= Christine Farnon =

Music industry professional (1925–2022)

Christine Miller Farnon (June 24, 1925 – October 24, 2022) was an American music executive with the National Academy of Recording Arts and Sciences. Early on in her career, Farnon was an event producer of the 1st Annual Grammy Awards in 1959. When she started her executive director tenure at NARAS's main branch in 1971, Farnon oversaw the Grammy Hall of Fame and was an event producer for the 1977 Grammy Awards. Near the end of her career, Farnon held the position of executive vice president from 1989 until her retirement in 1992. Upon her retirement, Farnon was the first woman ever to receive the Grammy Trustees Award.

==Early life and education==
Farnon was born in Chicago, Illinois, on June 24, 1925, and went to Los Angeles for her post-secondary education in business.

==Career==
Farnon started her career with the National Academy of Recording Arts and Sciences as an executive secretary in 1957. A few years later, Farnon was an event organizer of the 1st Annual Grammy Awards in 1959. She moved to NARAS's Los Angeles branch in 1961 to become the new executive director when Stan Richardson stepped down from his position. Farnon remained as the Los Angeles executive director until she left her position in 1969.

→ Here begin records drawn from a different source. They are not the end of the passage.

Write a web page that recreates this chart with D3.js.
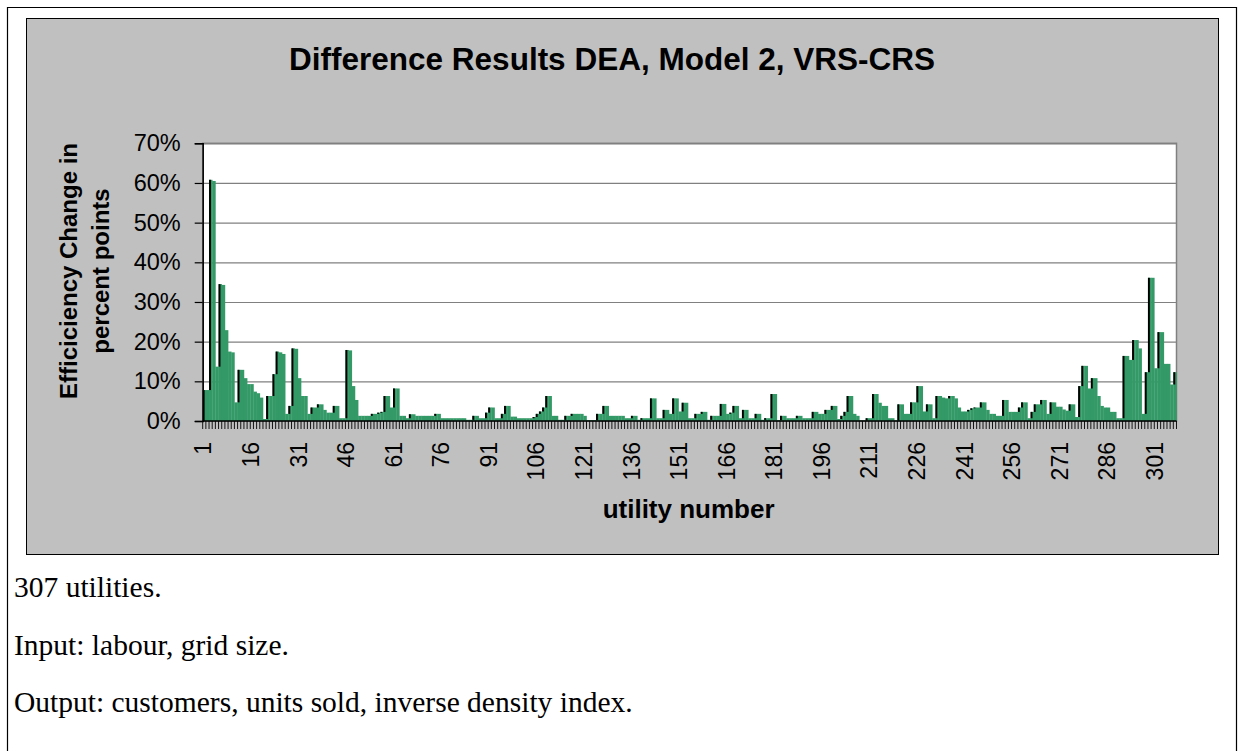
<!DOCTYPE html>
<html>
<head>
<meta charset="utf-8">
<script src="https://cdnjs.cloudflare.com/ajax/libs/d3/7.8.5/d3.min.js"></script>
<style>
  body { margin: 0; background: #fff; }
  svg { display: block; }
</style>
</head>
<body>
<script>
(function() {

    // --- data (percent points) ---
    var diffValues = [
        7.8, 7.8, 60.8, 60.5, 13.7, 34.5, 34.3, 22.9, 17.5, 17.3,
        4.7, 12.9, 12.9, 10.8, 9.3, 9.3, 7.4, 7.0, 5.9, 0.5,
        6.3, 6.3, 11.8, 17.5, 17.3, 16.9, 1.8, 3.8, 18.3, 18.2,
        10.8, 6.3, 6.3, 1.8, 3.4, 3.4, 4.2, 4.2, 2.8, 2.1,
        2.1, 3.8, 3.8, 0.7, 0.7, 17.9, 17.8, 8.8, 5.3, 1.3,
        1.3, 1.3, 1.3, 1.8, 1.8, 2.1, 2.3, 6.3, 6.3, 3.4,
        8.2, 8.2, 1.3, 1.3, 0.7, 1.7, 1.7, 1.3, 1.3, 1.3,
        1.3, 1.3, 1.3, 1.8, 1.8, 0.7, 0.7, 0.7, 0.7, 0.7,
        0.7, 0.7, 0.7, 0.3, 0.3, 1.3, 1.3, 0.7, 0.7, 2.1,
        3.4, 3.4, 0.7, 0.7, 1.8, 3.8, 3.8, 1.1, 1.1, 0.7,
        0.7, 0.7, 0.7, 0.7, 1.0, 1.8, 2.4, 3.4, 6.3, 6.3,
        1.3, 1.3, 0.3, 0.3, 1.3, 1.3, 1.8, 1.8, 1.8, 1.8,
        1.3, 0.2, 0.2, 0.2, 1.8, 1.8, 3.8, 3.8, 1.3, 1.3,
        1.3, 1.3, 1.3, 0.7, 0.7, 1.3, 1.3, 0.3, 0.7, 0.7,
        0.7, 5.7, 5.7, 0.7, 0.7, 2.8, 2.8, 1.8, 5.7, 5.7,
        2.4, 4.6, 4.6, 0.7, 0.7, 1.8, 1.8, 2.3, 2.3, 0.3,
        1.3, 1.3, 1.3, 4.3, 4.3, 1.8, 2.1, 3.8, 3.8, 0.7,
        2.8, 2.8, 0.7, 0.7, 1.8, 1.8, 0.3, 0.7, 0.7, 6.8,
        6.8, 0.2, 1.3, 1.3, 0.7, 0.7, 0.7, 1.3, 1.3, 0.7,
        0.7, 0.7, 2.3, 2.3, 1.8, 1.8, 2.8, 2.8, 3.8, 3.8,
        0.5, 1.3, 2.3, 6.3, 6.3, 1.8, 1.3, 0.1, 0.1, 0.7,
        0.7, 6.8, 6.8, 4.6, 3.8, 3.8, 0.7, 0.7, 0.1, 4.2,
        4.2, 1.8, 1.8, 4.7, 4.7, 8.8, 8.8, 2.4, 4.2, 4.2,
        0.7, 6.3, 6.3, 5.9, 5.7, 6.3, 6.3, 5.7, 3.4, 2.4,
        2.4, 2.8, 3.2, 3.4, 3.4, 4.7, 4.7, 2.8, 1.8, 1.8,
        1.3, 1.3, 5.3, 5.3, 2.3, 2.3, 2.3, 3.4, 4.7, 4.7,
        0.7, 2.3, 4.2, 4.2, 5.3, 5.3, 1.8, 4.7, 4.7, 3.6,
        3.6, 2.9, 2.6, 4.2, 4.2, 1.0, 8.8, 13.9, 13.9, 8.2,
        10.8, 10.8, 6.3, 3.8, 3.4, 3.4, 2.3, 2.3, 0.7, 0.7,
        16.4, 16.4, 15.4, 20.4, 20.4, 18.3, 1.8, 12.3, 36.1, 36.1,
        13.3, 22.4, 22.4, 14.4, 14.4, 9.2, 12.3
    ];

    // utility numbers 1..307
    var utilities = diffValues.map(function(d, i) { return i + 1; });

    var yTicks = [0, 10, 20, 30, 40, 50, 60, 70];
    var labelEvery = 15;   // category labels 1, 16, 31, ...

    var chartTitle = "Difference Results DEA, Model 2, VRS-CRS";
    var yTitleLines = ["Efficiciency Change in", "percent points"];
    var xTitle = "utility number";
    var noteLines = [
        "307 utilities.",
        "Input: labour, grid size.",
        "Output: customers, units sold, inverse density index."
    ];

    var width = 1244,
        height = 751;

    var sans = "'Liberation Sans', Arial, sans-serif",
        serif = "'Liberation Serif', 'Times New Roman', serif";

    var svg = d3.select("body")
        .append("svg")
        .attr("width", width)
        .attr("height", height);

    // outer page frame (open at the bottom)
    svg.append("path")
        .attr("d", "M7.5," + height + "V7.5H1236.5V" + height)
        .attr("fill", "none")
        .attr("stroke", "#000")
        .attr("stroke-width", 1.2);

    // grey chart area
    svg.append("rect")
        .attr("x", 26.5)
        .attr("y", 18.5)
        .attr("width", 1192)
        .attr("height", 536)
        .attr("fill", "#c0c0c0")
        .attr("stroke", "#000")
        .attr("stroke-width", 1);

    // plot area
    var plot = { left: 202.7, right: 1176.5, top: 143.3, bottom: 421 };

    var x = d3.scaleBand()
        .domain(utilities)
        .range([plot.left, plot.right])
        .padding(0);

    var y = d3.scaleLinear()
        .domain([0, 70])
        .range([plot.bottom, plot.top]);

    svg.append("rect")
        .attr("x", plot.left)
        .attr("y", plot.top)
        .attr("width", plot.right - plot.left)
        .attr("height", plot.bottom - plot.top)
        .attr("fill", "#fff")
        .attr("stroke", "#808080")
        .attr("stroke-width", 1.5);

    // gridlines
    svg.append("g")
        .attr("transform", "translate(" + plot.left + ",0)")
        .call(d3.axisLeft(y).tickValues(yTicks.slice(1)).tickSize(-(plot.right - plot.left)).tickFormat(""))
        .call(function(g) {
            g.select(".domain").remove();
            g.selectAll("line").attr("stroke", "#808080").attr("stroke-width", 1.2);
        });

    // bars
    var bars = svg.append("g");

    bars.selectAll(".bar")
        .data(diffValues)
        .enter().append("rect")
        .attr("class", "bar")
        .attr("x", function(d, i) { return x(utilities[i]); })
        .attr("y", function(d) { return y(d); })
        .attr("width", x.bandwidth() + 0.3)
        .attr("height", function(d) { return y(0) - y(d); })
        .attr("fill", "#339966");

    // dark left edge where a bar steps up above its neighbour
    bars.selectAll(".edge")
        .data(diffValues)
        .enter().append("rect")
        .attr("class", "edge")
        .attr("x", function(d, i) { return x(utilities[i]); })
        .attr("y", function(d) { return y(d); })
        .attr("width", x.bandwidth() * 0.6)
        .attr("height", function(d, i) {
            var prev = i > 0 ? diffValues[i - 1] : 0;
            return d > prev ? y(prev) - y(d) : 0;
        })
        .attr("fill", "#000");

    // y axis
    svg.append("g")
        .attr("transform", "translate(" + plot.left + ",0)")
        .call(d3.axisLeft(y).tickValues(yTicks).tickSize(8).tickPadding(14)
            .tickFormat(function(d) { return d + "%"; }))
        .call(function(g) {
            g.select(".domain").attr("stroke", "#000").attr("stroke-width", 1.5);
            g.selectAll("line").attr("stroke", "#000").attr("stroke-width", 1.2);
            g.selectAll("text")
                .attr("fill", "#000")
                .style("font-family", sans)
                .style("font-size", "23.5px");
        });

    // x axis: ticks on category boundaries, labels every 15th category
    var xAxis = svg.append("g")
        .attr("transform", "translate(0," + plot.bottom + ")");

    xAxis.append("line")
        .attr("x1", plot.left)
        .attr("x2", plot.right)
        .attr("stroke", "#000")
        .attr("stroke-width", 1.5);

    xAxis.selectAll(".tick-mark")
        .data(utilities.concat([null]))
        .enter().append("line")
        .attr("class", "tick-mark")
        .attr("x1", function(d) { return d === null ? plot.right : x(d); })
        .attr("x2", function(d) { return d === null ? plot.right : x(d); })
        .attr("y1", 0)
        .attr("y2", 8)
        .attr("stroke", "#000")
        .attr("stroke-width", 0.9);

    xAxis.selectAll(".xlab")
        .data(utilities.filter(function(d) { return (d - 1) % labelEvery === 0; }))
        .enter().append("text")
        .attr("class", "xlab")
        .attr("transform", function(d) {
            return "translate(" + (x(d) + x.bandwidth() / 2 - 1) + ",21) rotate(-90)";
        })
        .attr("text-anchor", "end")
        .attr("dy", "0.35em")
        .style("font-family", sans)
        .style("font-size", "23px")
        .text(function(d) { return d; });

    // titles
    svg.append("text")
        .attr("x", 612)
        .attr("y", 70)
        .attr("text-anchor", "middle")
        .style("font-family", sans)
        .style("font-weight", "bold")
        .style("font-size", "31.5px")
        .text(chartTitle);

    svg.append("text")
        .attr("x", (plot.left + plot.right) / 2 - 1)
        .attr("y", 518)
        .attr("text-anchor", "middle")
        .style("font-family", sans)
        .style("font-weight", "bold")
        .style("font-size", "26px")
        .text(xTitle);

    svg.append("g")
        .attr("transform", "translate(0,271) rotate(-90)")
        .selectAll("text")
        .data(yTitleLines)
        .enter().append("text")
        .attr("x", 0)
        .attr("y", function(d, i) { return 77 + i * 32; })
        .attr("text-anchor", "middle")
        .style("font-family", sans)
        .style("font-weight", "bold")
        .style("font-size", "24px")
        .text(function(d) { return d; });

    // notes under the chart
    svg.selectAll(".note")
        .data(noteLines)
        .enter().append("text")
        .attr("class", "note")
        .attr("x", 14)
        .attr("y", function(d, i) { return 597 + i * 57.5; })
        .style("font-family", serif)
        .style("font-size", "29.5px")
        .text(function(d) { return d; });

})();
</script>
</body>
</html>
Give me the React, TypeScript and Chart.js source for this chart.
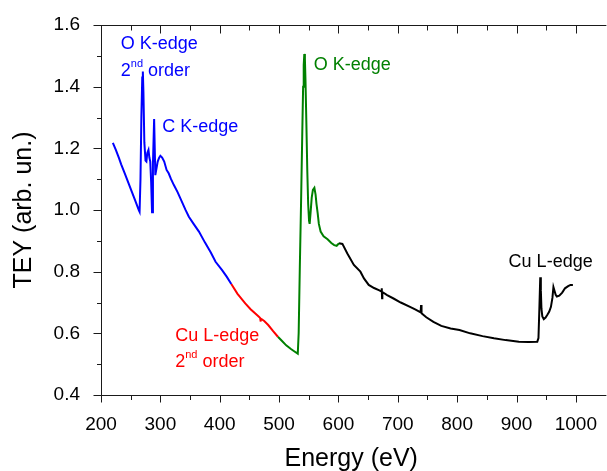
import React, { useEffect, useRef } from 'react';
import { Chart, registerables } from 'chart.js';

Chart.register(...registerables);

// ---- data (Energy in eV, TEY in arb. units) ----
const blueEnergy = [220, 225, 230, 234, 240, 246, 252, 258, 264, 265, 266.5, 268, 269.5, 270.5, 271.5, 273, 275, 276.5, 278, 280, 281.5, 283, 284.5, 286, 287.5, 289.5, 291.5, 293.5, 295.5, 298, 300, 303, 306.5, 310.5, 314, 318, 323, 329, 336, 342, 348, 356, 365, 375, 385, 393, 404, 412, 419.5];
const blueTEY = [1.218, 1.195, 1.17, 1.148, 1.119, 1.089, 1.059, 1.029, 0.998, 0.994, 1.1, 1.3, 1.43, 1.449, 1.38, 1.22, 1.16, 1.157, 1.185, 1.195, 1.17, 1.157, 1.09, 0.993, 1.15, 1.295, 1.113, 1.135, 1.157, 1.17, 1.176, 1.17, 1.157, 1.13, 1.119, 1.1, 1.08, 1.058, 1.028, 1.002, 0.978, 0.955, 0.93, 0.895, 0.862, 0.832, 0.805, 0.783, 0.76];

const redEnergy = [419.5, 430, 443, 452, 459.5, 466, 468, 468.7, 469.5, 475, 481.7, 490, 498];
const redTEY = [0.76, 0.728, 0.697, 0.678, 0.665, 0.654, 0.65, 0.638, 0.648, 0.64, 0.627, 0.607, 0.589];

const greenEnergy = [498, 505, 512, 520, 526, 531.5, 533, 535, 537, 539, 540.5, 541.5, 542.5, 543.5, 544.5, 546, 547.5, 549, 550.5, 551.5, 553, 555, 557, 559.5, 561.5, 563, 565, 567, 570, 575, 581.7, 588, 592.8, 597, 601];
const greenTEY = [0.589, 0.575, 0.561, 0.549, 0.541, 0.534, 0.6, 0.82, 1.02, 1.24, 1.4, 1.47, 1.506, 1.49, 1.42, 1.28, 1.13, 1.02, 0.965, 0.955, 0.99, 1.04, 1.065, 1.072, 1.05, 1.02, 0.99, 0.955, 0.93, 0.915, 0.905, 0.893, 0.886, 0.884, 0.892];

const blackEnergy = [601, 606.7, 615, 626, 637, 643, 651, 660, 668, 672.5, 673, 673.5, 674, 682, 692.8, 705, 720.6, 730, 738.5, 739.2, 740, 748, 760, 773.3, 789, 803.9, 822, 842.8, 862, 881.7, 903.9, 920, 935, 937, 938.5, 940, 941, 942, 943.5, 946, 949, 952, 955, 958, 960.5, 962.2, 964, 966, 968, 972, 977, 981.7, 987, 991, 995];
const blackTEY = [0.892, 0.89, 0.859, 0.822, 0.8, 0.778, 0.757, 0.747, 0.74, 0.736, 0.746, 0.714, 0.734, 0.724, 0.713, 0.7, 0.686, 0.677, 0.668, 0.692, 0.665, 0.652, 0.637, 0.624, 0.616, 0.611, 0.6, 0.591, 0.584, 0.578, 0.573, 0.572, 0.573, 0.585, 0.68, 0.782, 0.74, 0.68, 0.655, 0.646, 0.651, 0.66, 0.67, 0.686, 0.715, 0.75, 0.738, 0.725, 0.719, 0.722, 0.732, 0.746, 0.753, 0.757, 0.757];

const xMajorTicks = [200, 300, 400, 500, 600, 700, 800, 900, 1000];
const xMinorTicks = [250, 350, 450, 550, 650, 750, 850, 950];
const yMajorTicks = [0.4, 0.6, 0.8, 1.0, 1.2, 1.4, 1.6];
const yMinorTicks = [0.5, 0.7, 0.9, 1.1, 1.3, 1.5];

// annotation labels ("|" separates base, superscript, rest)
const labelTexts = ['O K-edge', '2|nd|order', 'C K-edge', 'O K-edge', 'Cu L-edge', 'Cu L-edge', '2|nd|order'];
const labelEnergy = [233.3, 233.3, 303.3, 558.3, 886.7, 325, 325];
const labelTEY = [1.522, 1.435, 1.253, 1.454, 0.815, 0.575, 0.492];
const labelColors = ['#0000ff', '#0000ff', '#0000ff', '#008000', '#000000', '#ff0000', '#ff0000'];

const FONT = '"Liberation Sans", Arial, sans-serif';

const toPoints = (xs: number[], ys: number[]) => xs.map((x, i) => ({ x, y: ys[i] }));

const framePlugin = {
  id: 'frame',
  afterDatasetsDraw(chart: any) {
    const { ctx, chartArea: a, scales } = chart;
    const xs = scales.x;
    const ys = scales.y;
    ctx.save();
    ctx.strokeStyle = '#1a1a1a';
    ctx.lineWidth = 1;
    ctx.beginPath();
    const L = Math.round(a.left) + 0.5;
    const B = Math.round(a.bottom) + 0.5;
    const T = Math.round(a.top) + 0.5;
    ctx.moveTo(L, a.top);
    ctx.lineTo(L, a.bottom + 1);
    ctx.moveTo(a.left, B);
    ctx.lineTo(a.right + 5, B);
    ctx.moveTo(a.left, T);
    ctx.lineTo(a.right + 5, T);
    xMajorTicks.forEach((v) => {
      const p = Math.round(xs.getPixelForValue(v)) + 0.5;
      ctx.moveTo(p, B);
      ctx.lineTo(p, B + 7);
      ctx.moveTo(p, T);
      ctx.lineTo(p, T + 8);
    });
    xMinorTicks.forEach((v) => {
      const p = Math.round(xs.getPixelForValue(v)) + 0.5;
      ctx.moveTo(p, B);
      ctx.lineTo(p, B + 4.5);
      ctx.moveTo(p, T);
      ctx.lineTo(p, T + 5);
    });
    yMajorTicks.forEach((v) => {
      const p = Math.round(ys.getPixelForValue(v)) + 0.5;
      ctx.moveTo(L, p);
      ctx.lineTo(L - 8, p);
    });
    yMinorTicks.forEach((v) => {
      const p = Math.round(ys.getPixelForValue(v)) + 0.5;
      ctx.moveTo(L, p);
      ctx.lineTo(L - 4.5, p);
    });
    ctx.stroke();

    // annotations
    ctx.textBaseline = 'alphabetic';
    ctx.textAlign = 'left';
    labelTexts.forEach((t, i) => {
      const px = xs.getPixelForValue(labelEnergy[i]);
      const py = ys.getPixelForValue(labelTEY[i]);
      ctx.fillStyle = labelColors[i];
      const parts = t.split('|');
      ctx.font = `18px ${FONT}`;
      if (parts.length === 1) {
        ctx.fillText(t, px, py);
      } else {
        ctx.fillText(parts[0], px, py);
        let cx = px + ctx.measureText(parts[0]).width;
        ctx.font = `11px ${FONT}`;
        ctx.fillText(parts[1], cx, py - 9);
        cx += ctx.measureText(parts[1]).width;
        ctx.font = `18px ${FONT}`;
        cx += ctx.measureText(' ').width;
        ctx.fillText(parts[2], cx, py);
      }
    });
    ctx.restore();
  },
};

export default function App() {
  const ref = useRef<HTMLCanvasElement | null>(null);

  useEffect(() => {
    if (!ref.current) return;
    const line = (xs: number[], ys: number[], color: string) => ({
      data: toPoints(xs, ys),
      borderColor: color,
      backgroundColor: color,
      borderWidth: 2,
      pointRadius: 0,
      tension: 0,
      fill: false,
    });
    const chart = new Chart(ref.current, {
      type: 'line',
      data: {
        datasets: [
          line(blueEnergy, blueTEY, '#0000ff'),
          line(redEnergy, redTEY, '#ff0000'),
          line(greenEnergy, greenTEY, '#008000'),
          line(blackEnergy, blackTEY, '#000000'),
        ] as any,
      },
      options: {
        animation: false,
        responsive: false,
        events: [],
        layout: { padding: { top: 25, left: 0, right: 0, bottom: 0 } },
        plugins: { legend: { display: false }, tooltip: { enabled: false } },
        scales: {
          x: {
            type: 'linear',
            min: 200,
            max: 1043,
            grid: { display: false },
            border: { display: false },
            afterBuildTicks: (s: any) => {
              s.ticks = xMajorTicks.map((v) => ({ value: v }));
            },
            ticks: {
              color: '#000',
              font: { family: FONT, size: 19 },
              padding: 10,
              maxRotation: 0,
              autoSkip: false,
              callback: (v: any) => String(v),
            },
            title: {
              display: true,
              text: 'Energy (eV)',
              color: '#000',
              font: { family: FONT, size: 25 },
              padding: { top: 0, bottom: 6 },
            },
            afterFit: (s: any) => {
              s.height = 85;
            },
          },
          y: {
            type: 'linear',
            min: 0.4,
            max: 1.6,
            grid: { display: false },
            border: { display: false },
            afterBuildTicks: (s: any) => {
              s.ticks = yMajorTicks.map((v) => ({ value: v }));
            },
            ticks: {
              color: '#000',
              font: { family: FONT, size: 19 },
              padding: 13,
              autoSkip: false,
              callback: (v: any) => Number(v).toFixed(1),
            },
            title: {
              display: true,
              text: 'TEY (arb. un.)',
              color: '#000',
              font: { family: FONT, size: 25 },
              padding: { top: 9, bottom: 0 },
            },
            afterFit: (s: any) => {
              s.width = 101;
            },
          },
        },
      } as any,
      plugins: [framePlugin],
    });
    return () => chart.destroy();
  }, []);

  return (
    <div
      style={{
        position: 'fixed',
        left: 0,
        top: 0,
        width: 607,
        height: 471,
        overflow: 'hidden',
        background: '#fff',
      }}
    >
      <canvas ref={ref} width={607} height={480} style={{ display: 'block', width: 607, height: 480 }} />
    </div>
  );
}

Farnon returned to work for the main branch of NARAS in 1971 as the organization's executive director. During her tenure, Farnon oversaw the operation of the Grammy Hall of Fame and was one of the preparers for the 1977 Grammy Awards. After she became NARAS's executive vice president in 1989, she remained with the organization until her retirement in 1992.

==Personal life and death==
Farnon had one child. She died on October 24, 2022, at the age of 97.

==Awards and honors==
In 1992, Farnon was the first ever woman recipient of the Grammy Trustees Award.